Identity column re-seed: when it is necessary?
That is, when table row is deleted, it's PK must be reused in subsequent inserts.
What universe is your lecturer from??
That is grossly inefficient. If you try to do that, you will cut your performance prospects down by a factor of 10.
If you need gapless numbers for auditing reasons, build them explicitly, not directly from database tools. And never delete rows, but flag them as "deleted". This will add to the messiness of queries, since they will have to ignore such rows.
In MySQL, InnoDB requires the existence of a unique PRIMARY KEY
for each table. But that is the extent of the requirement. The key can even be a string.
Gaps are a convenience to the users and DBAs, not an inconvenience.
I can think of one case where gapless would be convenient -- chunking into groups of 100 rows at a time. But there is a simple workaround using LIMIT 100,1
.
Gaps have zero impact on performance. That includes non-numeric indexes. And non-unique indexes. And composite indexes.
Sure, you can run out of ids. I think I have seen it happen twice in nearly 2 decades of using MySQL. I may as well worry about being struck by an asteroid.
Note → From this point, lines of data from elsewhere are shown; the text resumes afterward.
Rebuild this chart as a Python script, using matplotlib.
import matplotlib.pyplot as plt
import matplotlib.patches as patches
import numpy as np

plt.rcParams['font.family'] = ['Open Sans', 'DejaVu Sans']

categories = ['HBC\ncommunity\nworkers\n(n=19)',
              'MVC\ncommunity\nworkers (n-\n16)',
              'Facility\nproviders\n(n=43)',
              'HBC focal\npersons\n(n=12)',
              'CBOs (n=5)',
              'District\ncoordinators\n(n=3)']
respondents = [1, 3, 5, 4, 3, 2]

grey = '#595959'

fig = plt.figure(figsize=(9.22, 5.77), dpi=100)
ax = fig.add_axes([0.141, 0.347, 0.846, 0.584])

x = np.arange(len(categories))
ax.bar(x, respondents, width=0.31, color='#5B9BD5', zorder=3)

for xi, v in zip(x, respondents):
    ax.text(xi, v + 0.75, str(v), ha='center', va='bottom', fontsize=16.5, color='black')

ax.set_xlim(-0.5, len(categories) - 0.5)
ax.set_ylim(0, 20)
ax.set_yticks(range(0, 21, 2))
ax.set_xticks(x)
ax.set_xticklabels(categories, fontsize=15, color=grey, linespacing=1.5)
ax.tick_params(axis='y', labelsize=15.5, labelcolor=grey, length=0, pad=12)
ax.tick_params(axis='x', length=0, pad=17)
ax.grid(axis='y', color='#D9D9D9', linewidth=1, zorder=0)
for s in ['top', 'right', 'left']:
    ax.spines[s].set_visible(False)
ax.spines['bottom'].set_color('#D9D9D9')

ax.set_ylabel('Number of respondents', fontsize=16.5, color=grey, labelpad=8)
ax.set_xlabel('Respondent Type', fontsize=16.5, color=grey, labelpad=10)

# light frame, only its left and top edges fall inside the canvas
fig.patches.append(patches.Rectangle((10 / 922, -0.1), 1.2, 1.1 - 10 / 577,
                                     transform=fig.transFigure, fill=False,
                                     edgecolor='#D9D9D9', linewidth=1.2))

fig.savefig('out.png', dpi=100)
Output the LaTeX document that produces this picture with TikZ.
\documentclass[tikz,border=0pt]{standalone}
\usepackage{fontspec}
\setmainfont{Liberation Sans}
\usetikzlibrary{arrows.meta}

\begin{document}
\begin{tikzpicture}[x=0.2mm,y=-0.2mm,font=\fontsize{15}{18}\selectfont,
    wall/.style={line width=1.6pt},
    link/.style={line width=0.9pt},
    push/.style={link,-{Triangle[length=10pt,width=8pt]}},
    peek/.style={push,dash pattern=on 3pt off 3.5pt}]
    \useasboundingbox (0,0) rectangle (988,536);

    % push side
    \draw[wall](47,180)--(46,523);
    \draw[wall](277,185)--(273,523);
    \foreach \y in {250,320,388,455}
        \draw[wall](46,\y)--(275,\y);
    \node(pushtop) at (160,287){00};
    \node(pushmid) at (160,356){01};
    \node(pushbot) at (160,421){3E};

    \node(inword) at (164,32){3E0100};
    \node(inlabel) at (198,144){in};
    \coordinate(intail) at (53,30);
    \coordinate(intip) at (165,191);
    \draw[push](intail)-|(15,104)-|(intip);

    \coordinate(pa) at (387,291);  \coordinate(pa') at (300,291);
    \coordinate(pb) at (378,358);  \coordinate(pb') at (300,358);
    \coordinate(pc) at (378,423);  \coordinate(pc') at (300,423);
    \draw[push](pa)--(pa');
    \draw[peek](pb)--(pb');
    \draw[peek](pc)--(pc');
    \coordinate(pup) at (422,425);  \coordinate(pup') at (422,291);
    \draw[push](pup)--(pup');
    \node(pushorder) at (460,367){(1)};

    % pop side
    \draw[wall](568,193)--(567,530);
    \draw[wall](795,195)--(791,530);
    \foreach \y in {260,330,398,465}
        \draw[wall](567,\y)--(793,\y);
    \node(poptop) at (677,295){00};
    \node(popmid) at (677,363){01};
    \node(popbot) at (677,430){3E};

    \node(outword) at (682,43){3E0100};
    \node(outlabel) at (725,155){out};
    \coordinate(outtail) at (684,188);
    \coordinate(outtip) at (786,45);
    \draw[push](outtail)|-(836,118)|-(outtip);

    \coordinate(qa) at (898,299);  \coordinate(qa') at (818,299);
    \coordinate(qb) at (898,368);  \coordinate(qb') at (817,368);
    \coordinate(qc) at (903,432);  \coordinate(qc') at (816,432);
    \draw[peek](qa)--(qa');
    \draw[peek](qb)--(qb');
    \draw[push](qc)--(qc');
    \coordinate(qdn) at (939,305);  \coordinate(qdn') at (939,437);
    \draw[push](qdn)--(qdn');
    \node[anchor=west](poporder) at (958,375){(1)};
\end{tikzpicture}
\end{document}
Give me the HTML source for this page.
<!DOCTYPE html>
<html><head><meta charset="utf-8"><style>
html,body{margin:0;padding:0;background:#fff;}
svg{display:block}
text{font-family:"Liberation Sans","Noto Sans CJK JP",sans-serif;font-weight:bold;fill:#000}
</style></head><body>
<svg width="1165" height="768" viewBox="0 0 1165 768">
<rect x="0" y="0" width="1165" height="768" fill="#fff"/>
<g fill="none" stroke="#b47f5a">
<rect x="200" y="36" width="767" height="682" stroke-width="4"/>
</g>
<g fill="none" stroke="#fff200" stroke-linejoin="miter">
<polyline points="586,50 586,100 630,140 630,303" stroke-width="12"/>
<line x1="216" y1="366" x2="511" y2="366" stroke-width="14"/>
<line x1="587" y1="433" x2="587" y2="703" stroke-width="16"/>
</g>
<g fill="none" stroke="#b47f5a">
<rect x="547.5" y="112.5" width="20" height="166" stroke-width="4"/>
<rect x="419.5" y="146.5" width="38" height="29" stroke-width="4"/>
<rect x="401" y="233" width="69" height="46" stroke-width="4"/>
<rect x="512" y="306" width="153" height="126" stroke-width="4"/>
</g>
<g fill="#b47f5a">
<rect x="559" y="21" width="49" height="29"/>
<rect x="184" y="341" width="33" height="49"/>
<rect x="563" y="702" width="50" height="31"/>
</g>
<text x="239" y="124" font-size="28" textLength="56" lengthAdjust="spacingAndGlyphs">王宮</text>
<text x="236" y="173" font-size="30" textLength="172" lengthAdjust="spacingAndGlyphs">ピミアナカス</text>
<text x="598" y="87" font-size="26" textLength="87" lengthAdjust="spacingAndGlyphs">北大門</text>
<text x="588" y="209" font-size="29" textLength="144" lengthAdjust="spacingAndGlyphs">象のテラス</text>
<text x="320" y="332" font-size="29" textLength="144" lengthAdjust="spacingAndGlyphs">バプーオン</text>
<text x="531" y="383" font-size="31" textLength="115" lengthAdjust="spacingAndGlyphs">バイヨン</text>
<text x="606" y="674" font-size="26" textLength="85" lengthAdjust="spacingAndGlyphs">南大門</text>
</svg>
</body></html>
It's low on my things-that-keep-me-awake-at-night list.
Gaps occur from (at least): INSERT IGNORE
, IODKU
, REPLACE
, DELETE
, ROLLBACK
(explicit, or due to crash), Multi-master replication (including Galera and Group Replication). Do you really want to come up with workarounds for those?!
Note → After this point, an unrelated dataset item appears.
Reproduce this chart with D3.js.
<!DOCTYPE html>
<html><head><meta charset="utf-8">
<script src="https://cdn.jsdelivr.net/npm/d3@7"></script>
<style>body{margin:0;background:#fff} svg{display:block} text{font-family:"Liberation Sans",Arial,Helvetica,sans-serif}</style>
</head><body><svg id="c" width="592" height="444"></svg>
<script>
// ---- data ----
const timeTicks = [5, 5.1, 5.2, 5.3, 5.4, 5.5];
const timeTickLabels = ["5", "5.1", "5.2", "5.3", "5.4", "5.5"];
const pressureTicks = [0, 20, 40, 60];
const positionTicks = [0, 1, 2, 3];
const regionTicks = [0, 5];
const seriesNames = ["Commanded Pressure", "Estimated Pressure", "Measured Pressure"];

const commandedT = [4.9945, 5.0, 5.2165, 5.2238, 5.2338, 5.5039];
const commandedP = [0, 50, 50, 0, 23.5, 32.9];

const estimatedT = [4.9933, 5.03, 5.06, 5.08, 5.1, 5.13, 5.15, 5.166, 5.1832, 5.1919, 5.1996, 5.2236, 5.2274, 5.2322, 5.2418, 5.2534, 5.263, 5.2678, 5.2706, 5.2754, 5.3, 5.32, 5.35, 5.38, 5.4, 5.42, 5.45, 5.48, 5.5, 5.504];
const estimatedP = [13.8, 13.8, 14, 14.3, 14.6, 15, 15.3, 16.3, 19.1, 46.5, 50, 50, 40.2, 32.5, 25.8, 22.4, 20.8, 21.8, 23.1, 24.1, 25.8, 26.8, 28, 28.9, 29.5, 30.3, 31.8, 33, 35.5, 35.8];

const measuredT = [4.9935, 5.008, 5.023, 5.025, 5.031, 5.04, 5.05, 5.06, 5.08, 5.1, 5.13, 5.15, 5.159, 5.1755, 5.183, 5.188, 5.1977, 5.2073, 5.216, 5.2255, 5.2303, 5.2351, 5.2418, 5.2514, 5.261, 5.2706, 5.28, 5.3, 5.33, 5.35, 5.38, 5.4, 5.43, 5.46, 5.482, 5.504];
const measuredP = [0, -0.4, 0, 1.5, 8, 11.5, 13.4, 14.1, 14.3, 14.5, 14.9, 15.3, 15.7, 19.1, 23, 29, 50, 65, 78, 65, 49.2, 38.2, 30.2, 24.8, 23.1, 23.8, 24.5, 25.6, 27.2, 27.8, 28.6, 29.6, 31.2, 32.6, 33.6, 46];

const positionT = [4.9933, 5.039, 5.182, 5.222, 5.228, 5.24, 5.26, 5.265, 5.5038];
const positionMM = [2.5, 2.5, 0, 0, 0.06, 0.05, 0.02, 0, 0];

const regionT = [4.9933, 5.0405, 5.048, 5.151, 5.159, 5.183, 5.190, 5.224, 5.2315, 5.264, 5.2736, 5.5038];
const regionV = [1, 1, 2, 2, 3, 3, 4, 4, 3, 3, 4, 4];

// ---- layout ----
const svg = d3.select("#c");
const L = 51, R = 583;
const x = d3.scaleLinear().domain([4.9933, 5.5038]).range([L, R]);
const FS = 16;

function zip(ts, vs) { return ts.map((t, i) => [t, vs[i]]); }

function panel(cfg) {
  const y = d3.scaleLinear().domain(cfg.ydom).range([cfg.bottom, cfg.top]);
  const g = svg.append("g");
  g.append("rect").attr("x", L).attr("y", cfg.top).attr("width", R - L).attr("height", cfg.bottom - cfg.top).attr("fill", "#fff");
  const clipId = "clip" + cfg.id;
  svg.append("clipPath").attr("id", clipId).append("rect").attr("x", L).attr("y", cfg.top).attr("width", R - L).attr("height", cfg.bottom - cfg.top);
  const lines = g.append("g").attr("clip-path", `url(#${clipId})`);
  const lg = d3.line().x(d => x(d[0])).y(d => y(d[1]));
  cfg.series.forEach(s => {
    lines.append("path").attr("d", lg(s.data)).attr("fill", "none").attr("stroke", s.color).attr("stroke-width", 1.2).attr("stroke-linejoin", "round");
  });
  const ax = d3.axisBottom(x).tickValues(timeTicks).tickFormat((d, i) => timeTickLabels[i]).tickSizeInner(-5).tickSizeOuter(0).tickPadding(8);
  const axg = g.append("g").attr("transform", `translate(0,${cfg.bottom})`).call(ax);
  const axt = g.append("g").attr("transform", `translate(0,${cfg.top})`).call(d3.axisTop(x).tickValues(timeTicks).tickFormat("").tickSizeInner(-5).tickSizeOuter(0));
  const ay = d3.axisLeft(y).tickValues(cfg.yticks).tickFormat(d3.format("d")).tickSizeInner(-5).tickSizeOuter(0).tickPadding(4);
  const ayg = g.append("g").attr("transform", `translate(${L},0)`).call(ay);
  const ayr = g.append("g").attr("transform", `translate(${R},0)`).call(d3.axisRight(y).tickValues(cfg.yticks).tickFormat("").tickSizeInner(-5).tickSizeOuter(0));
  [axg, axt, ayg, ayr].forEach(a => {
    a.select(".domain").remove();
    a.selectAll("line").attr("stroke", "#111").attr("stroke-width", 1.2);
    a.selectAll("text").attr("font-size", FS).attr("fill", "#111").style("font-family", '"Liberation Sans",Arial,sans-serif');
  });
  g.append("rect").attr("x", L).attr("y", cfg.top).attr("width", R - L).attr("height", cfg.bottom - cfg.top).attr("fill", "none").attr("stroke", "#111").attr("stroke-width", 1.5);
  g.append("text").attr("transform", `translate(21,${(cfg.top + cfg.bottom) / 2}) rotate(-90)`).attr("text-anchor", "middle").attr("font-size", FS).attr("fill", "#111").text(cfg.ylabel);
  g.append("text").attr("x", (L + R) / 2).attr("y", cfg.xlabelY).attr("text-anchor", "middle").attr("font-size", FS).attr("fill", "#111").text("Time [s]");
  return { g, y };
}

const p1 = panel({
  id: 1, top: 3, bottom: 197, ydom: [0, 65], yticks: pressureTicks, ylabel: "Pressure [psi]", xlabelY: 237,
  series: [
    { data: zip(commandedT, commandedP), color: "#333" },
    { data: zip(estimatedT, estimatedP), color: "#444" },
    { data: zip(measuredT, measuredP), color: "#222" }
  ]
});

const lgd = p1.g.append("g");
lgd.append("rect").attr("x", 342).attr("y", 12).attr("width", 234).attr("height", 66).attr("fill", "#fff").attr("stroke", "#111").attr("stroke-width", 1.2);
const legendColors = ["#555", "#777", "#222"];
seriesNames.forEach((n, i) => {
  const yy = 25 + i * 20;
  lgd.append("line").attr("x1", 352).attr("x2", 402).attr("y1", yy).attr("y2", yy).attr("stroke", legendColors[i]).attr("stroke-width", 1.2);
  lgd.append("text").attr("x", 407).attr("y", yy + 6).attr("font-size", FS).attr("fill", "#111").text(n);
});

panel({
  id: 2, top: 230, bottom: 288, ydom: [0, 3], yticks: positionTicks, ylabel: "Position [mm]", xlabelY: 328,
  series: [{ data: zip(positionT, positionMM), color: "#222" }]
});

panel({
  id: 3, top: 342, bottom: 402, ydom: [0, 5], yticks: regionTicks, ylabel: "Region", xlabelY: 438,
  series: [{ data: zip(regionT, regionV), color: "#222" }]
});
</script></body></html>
Feel free to have us sanity-check anything else that lecturer says that is suspicious.
Reusing an identity value, should in general be discouraged. Either the value is used entirely internally, in which case it’s actual value is immaterial, or it is also used externally in which case reusing the value is very likely going to lead to a misidentification.
Take the obvious case of an invoice or purchase order number, these might easily come from an identity column and be exposed externally, but you would never want to reuse them for precisely that reason. Both refer to specific transactions which you would not want to get confused.
Resolving such issues can be a big hassle when companies merge or are acquired. Creating such problems on purpose? Not wise.
The reuse of PK id values has problems and generally should be avoided.
First, the implementation of auto_increment columns doesn't provide the guarantee of being gapless. Indeed gaps will occur if you rollback an insert on an auto increment column.
Secondly the gap ID may refer to existing data that hasn't been deleted (due to missing FK constrains). If they translate to member numbers communicated outside the system then that poses potential business identity risks.
Thirdly, bigint unsigned
won't run out of IDs for a significant time even given an extremely large insert rate.
The biggest pain with gaps is coming across auditors who insist its an audit flaw. For DBAs they know gaps exist and why.